Return only the lines from the top of the data down to the one that holds "const labelRight = 459", both included, without any pictures.

→ PROVIDED MATERIAL:
- - -

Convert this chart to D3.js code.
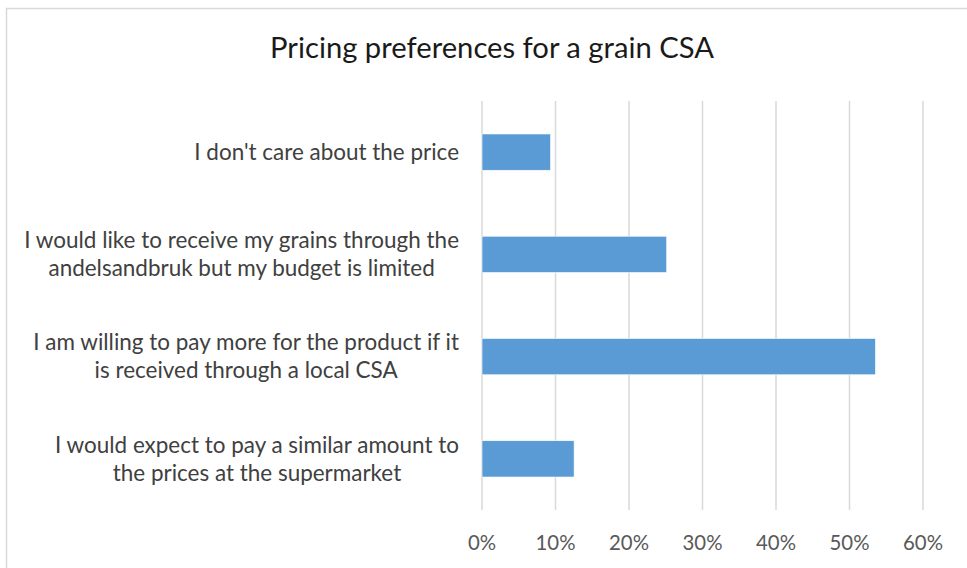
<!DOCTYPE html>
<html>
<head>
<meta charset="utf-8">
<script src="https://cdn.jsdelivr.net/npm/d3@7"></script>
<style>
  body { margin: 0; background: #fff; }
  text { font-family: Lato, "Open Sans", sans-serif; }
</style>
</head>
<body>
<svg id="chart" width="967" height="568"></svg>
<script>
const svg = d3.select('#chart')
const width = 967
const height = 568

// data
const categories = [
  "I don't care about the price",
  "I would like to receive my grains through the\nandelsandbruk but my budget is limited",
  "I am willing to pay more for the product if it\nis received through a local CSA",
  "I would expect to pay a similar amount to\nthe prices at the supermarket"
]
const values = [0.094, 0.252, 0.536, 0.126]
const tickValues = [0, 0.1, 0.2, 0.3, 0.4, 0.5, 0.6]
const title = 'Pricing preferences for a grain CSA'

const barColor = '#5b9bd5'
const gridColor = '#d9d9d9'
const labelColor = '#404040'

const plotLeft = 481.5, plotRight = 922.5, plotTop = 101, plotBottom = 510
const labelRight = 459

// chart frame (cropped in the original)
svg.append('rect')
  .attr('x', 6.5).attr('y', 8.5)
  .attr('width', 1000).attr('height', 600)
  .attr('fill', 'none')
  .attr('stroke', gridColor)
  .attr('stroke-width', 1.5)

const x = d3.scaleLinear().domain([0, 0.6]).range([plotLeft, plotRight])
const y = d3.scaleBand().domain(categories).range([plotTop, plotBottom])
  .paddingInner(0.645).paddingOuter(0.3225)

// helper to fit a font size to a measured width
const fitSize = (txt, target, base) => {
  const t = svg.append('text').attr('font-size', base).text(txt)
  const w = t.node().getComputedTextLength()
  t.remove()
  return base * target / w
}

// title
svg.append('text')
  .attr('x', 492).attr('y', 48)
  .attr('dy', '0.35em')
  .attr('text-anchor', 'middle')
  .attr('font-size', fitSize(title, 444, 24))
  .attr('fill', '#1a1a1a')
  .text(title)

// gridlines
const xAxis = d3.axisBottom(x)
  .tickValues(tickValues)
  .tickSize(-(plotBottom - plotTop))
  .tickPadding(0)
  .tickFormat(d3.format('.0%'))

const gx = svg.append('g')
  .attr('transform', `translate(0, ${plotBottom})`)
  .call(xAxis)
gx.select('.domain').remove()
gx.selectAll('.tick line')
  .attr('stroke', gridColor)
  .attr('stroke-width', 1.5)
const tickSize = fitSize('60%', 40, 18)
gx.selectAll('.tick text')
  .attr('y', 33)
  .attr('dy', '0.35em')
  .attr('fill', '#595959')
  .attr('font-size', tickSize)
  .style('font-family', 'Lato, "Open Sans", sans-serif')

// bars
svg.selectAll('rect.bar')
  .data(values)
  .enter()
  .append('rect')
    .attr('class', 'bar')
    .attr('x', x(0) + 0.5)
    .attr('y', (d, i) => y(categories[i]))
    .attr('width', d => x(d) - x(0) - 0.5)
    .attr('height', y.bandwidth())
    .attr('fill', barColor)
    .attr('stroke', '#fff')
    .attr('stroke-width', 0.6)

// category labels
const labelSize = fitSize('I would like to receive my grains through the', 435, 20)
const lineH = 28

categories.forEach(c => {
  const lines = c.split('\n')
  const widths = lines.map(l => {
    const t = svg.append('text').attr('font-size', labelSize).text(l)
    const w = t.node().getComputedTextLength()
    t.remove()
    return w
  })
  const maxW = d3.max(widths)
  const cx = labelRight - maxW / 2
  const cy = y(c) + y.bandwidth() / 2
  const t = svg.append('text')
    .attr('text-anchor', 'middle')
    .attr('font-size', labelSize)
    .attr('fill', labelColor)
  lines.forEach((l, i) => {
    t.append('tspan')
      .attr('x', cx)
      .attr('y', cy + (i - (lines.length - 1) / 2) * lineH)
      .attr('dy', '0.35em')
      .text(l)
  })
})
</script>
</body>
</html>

- - -

→ REPLY:
Convert this chart to D3.js code.
<!DOCTYPE html>
<html>
<head>
<meta charset="utf-8">
<script src="https://cdn.jsdelivr.net/npm/d3@7"></script>
<style>
  body { margin: 0; background: #fff; }
  text { font-family: Lato, "Open Sans", sans-serif; }
</style>
</head>
<body>
<svg id="chart" width="967" height="568"></svg>
<script>
const svg = d3.select('#chart')
const width = 967
const height = 568

// data
const categories = [
  "I don't care about the price",
  "I would like to receive my grains through the\nandelsandbruk but my budget is limited",
  "I am willing to pay more for the product if it\nis received through a local CSA",
  "I would expect to pay a similar amount to\nthe prices at the supermarket"
]
const values = [0.094, 0.252, 0.536, 0.126]
const tickValues = [0, 0.1, 0.2, 0.3, 0.4, 0.5, 0.6]
const title = 'Pricing preferences for a grain CSA'

const barColor = '#5b9bd5'
const gridColor = '#d9d9d9'
const labelColor = '#404040'

const plotLeft = 481.5, plotRight = 922.5, plotTop = 101, plotBottom = 510
const labelRight = 459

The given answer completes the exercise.